Sunday, January 24, 2016

Review: "The Spider's House by Paul Bowles


My first introduction to writer Paul Bowles came from his fantastic short stories and not from his more famous novel, The Sheltering Sky. I found them entrancing to say the least, mixing the hellish landscape of Bowles’ obsession, Tangiers, with a dark sense of foreboding doom. They end brutally, with the main character meeting a fate that is worse than death, and have more in common with the stories of Shirley Jackson or Edgar Allen Poe than some of his Beat contemporaries. When I pick out a book to read by an author whose legend seems a little bit bigger than his actual writing, I tend to pick out a book that is less heralded than the one that he is most famous for, so instead of picking out The Sheltering Sky, which I do own, I went with the little more obscure selection with his third novel, The Spider’s house, which I feel was a mistake.
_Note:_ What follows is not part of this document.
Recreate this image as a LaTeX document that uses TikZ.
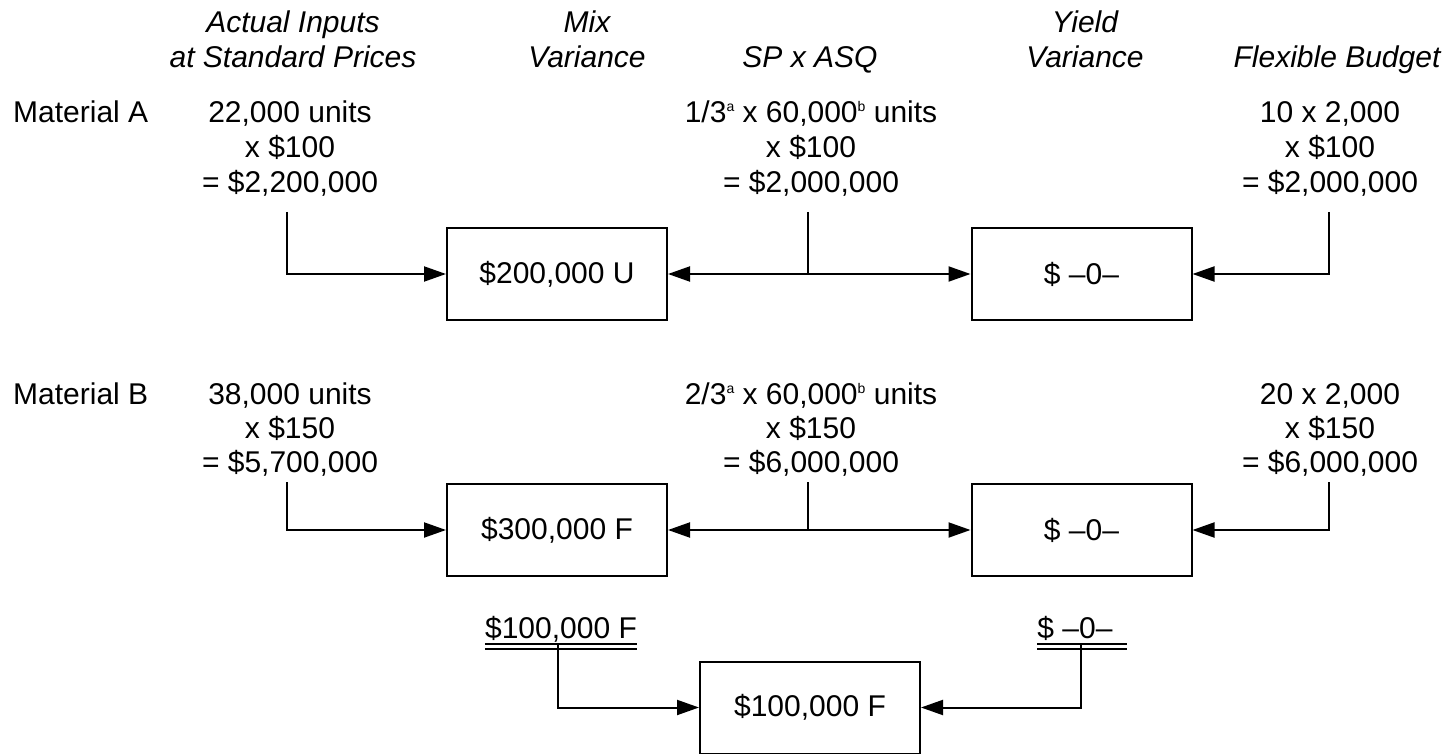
\documentclass[tikz,border=0pt]{standalone}
\usepackage{fontspec}
\setmainfont{Liberation Sans}
\usetikzlibrary{arrows.meta}
\newcommand{\supl}[1]{\raisebox{11pt}{\fontsize{14}{14}\selectfont #1}}
\begin{document}
\begin{tikzpicture}[x=1pt,y=-1pt,
  txt/.style={font=\fontsize{30}{35}\selectfont, inner sep=0pt, anchor=base},
  hdr/.style={txt, font=\fontsize{30}{35}\selectfont\itshape},
  lbl/.style={txt, anchor=base west},
  vbox/.style={draw, line width=2pt, minimum width=220pt, minimum height=92pt, font=\fontsize{30}{35}\selectfont, inner sep=0pt},
  conn/.style={line width=2pt},
  arr/.style={line width=2pt, -{Triangle[length=22pt,width=15pt]}},
  dbl/.style={line width=1.5pt},
]
\useasboundingbox (0,0) rectangle (1452,754);
% headers
\node[hdr] (h1a) at (293,33) {Actual Inputs};
\node[hdr] (h1b) at (293,68) {at Standard Prices};
\node[hdr] (h2a) at (587,33) {Mix};
\node[hdr] (h2b) at (587,68) {Variance};
\node[hdr] (h3b) at (810,68) {SP x ASQ};
\node[hdr] (h4a) at (1085,33) {Yield};
\node[hdr] (h4b) at (1085,68) {Variance};
\node[hdr] (h5b) at (1337,68) {Flexible Budget};
% row A
\node[lbl] (matA) at (13,123) {Material A};
\node[txt] (a11) at (290,123) {22,000 units};
\node[txt] (a12) at (290,158) {x \$100};
\node[txt] (a13) at (290,193) {= \$2,200,000};
\node[txt] (a21) at (811,123) {1/3\supl{a} x 60,000\supl{b} units};
\node[txt] (a22) at (811,158) {x \$100};
\node[txt] (a23) at (811,193) {= \$2,000,000};
\node[txt] (a31) at (1330,123) {10 x 2,000};
\node[txt] (a32) at (1330,158) {x \$100};
\node[txt] (a33) at (1330,193) {= \$2,000,000};
\node[vbox] (mixA) at (557,274) {\$200,000 U};
\node[vbox] (yldA) at (1081.5,274) {\$ \textendash0\textendash};
\coordinate (pA1) at (287,212);
\coordinate (pA2) at (808,212);
\coordinate (pA3) at (1329,212);
\coordinate (mA) at (808,274);
\draw[arr] (pA1) |- (mixA.west);
\draw[conn] (pA2) -- (mA);
\draw[arr] (mA) -- (mixA.east);
\draw[arr] (mA) -- (yldA.west);
\draw[arr] (pA3) |- (yldA.east);
% row B
\node[lbl] (matB) at (13,404) {Material B};
\node[txt] (b11) at (290,404) {38,000 units};
\node[txt] (b12) at (290,438) {x \$150};
\node[txt] (b13) at (290,472) {= \$5,700,000};
\node[txt] (b21) at (811,404) {2/3\supl{a} x 60,000\supl{b} units};
\node[txt] (b22) at (811,438) {x \$150};
\node[txt] (b23) at (811,472) {= \$6,000,000};
\node[txt] (b31) at (1330,404) {20 x 2,000};
\node[txt] (b32) at (1330,438) {x \$150};
\node[txt] (b33) at (1330,472) {= \$6,000,000};
\node[vbox] (mixB) at (557,530) {\$300,000 F};
\node[vbox] (yldB) at (1081.5,530) {\$ \textendash0\textendash};
\coordinate (pB1) at (287,482);
\coordinate (pB2) at (808,482);
\coordinate (pB3) at (1329,482);
\coordinate (mB) at (808,530);
\draw[arr] (pB1) |- (mixB.west);
\draw[conn] (pB2) -- (mB);
\draw[arr] (mB) -- (mixB.east);
\draw[arr] (mB) -- (yldB.west);
\draw[arr] (pB3) |- (yldB.east);
% totals
\node[txt] (tm) at (561,638) {\$100,000 F};
\node[txt] (ty) at (1075,638) {\$ \textendash0\textendash};
\draw[dbl] ([yshift=-6pt]tm.base west) -- ([yshift=-6pt]tm.base east);
\draw[dbl] ([yshift=-11pt]tm.base west) -- ([yshift=-11pt]tm.base east);
\draw[dbl] ([yshift=-6pt]ty.base west) -- ([yshift=-6pt,xshift=14pt]ty.base east);
\draw[dbl] ([yshift=-11pt]ty.base west) -- ([yshift=-11pt,xshift=14pt]ty.base east);
\node[vbox] (fin) at (810,707.5) {\$100,000 F};
\coordinate (q1) at (558,644);
\coordinate (q2) at (1081,644);
\draw[arr] (q1) |- (fin.west);
\draw[arr] (q2) |- (fin.east);
\end{tikzpicture}
\end{document}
The themes that made his short stories good lose their novelty when Bowles stretches the narrative from a few pages to 400, and this story, which begins intimate, minus the prologue, quickly derails at the halfway point as a far less interesting main character becomes central to the book. I liked the beginning, where a young boy named Amar, floating through life, finds himself within the clutches of political forces beyond his control, the ‘spider’s house” of the title. In one of the books most memorable and disturbing scenes, very reminiscent of his short stories, Amar brutally beats one of his friends unconscious, and we never figure out if he survived. But once an American ex-pat writer, a stand in for Bowles himself, shows up, the book lost me with its political complexity and uninteresting characters, despite Bowles amazing skills on a sentence by sentence basis. I’m still curious about his writing, and while this book didn’t impress, it makes me a bit eager to read some more of his short stories.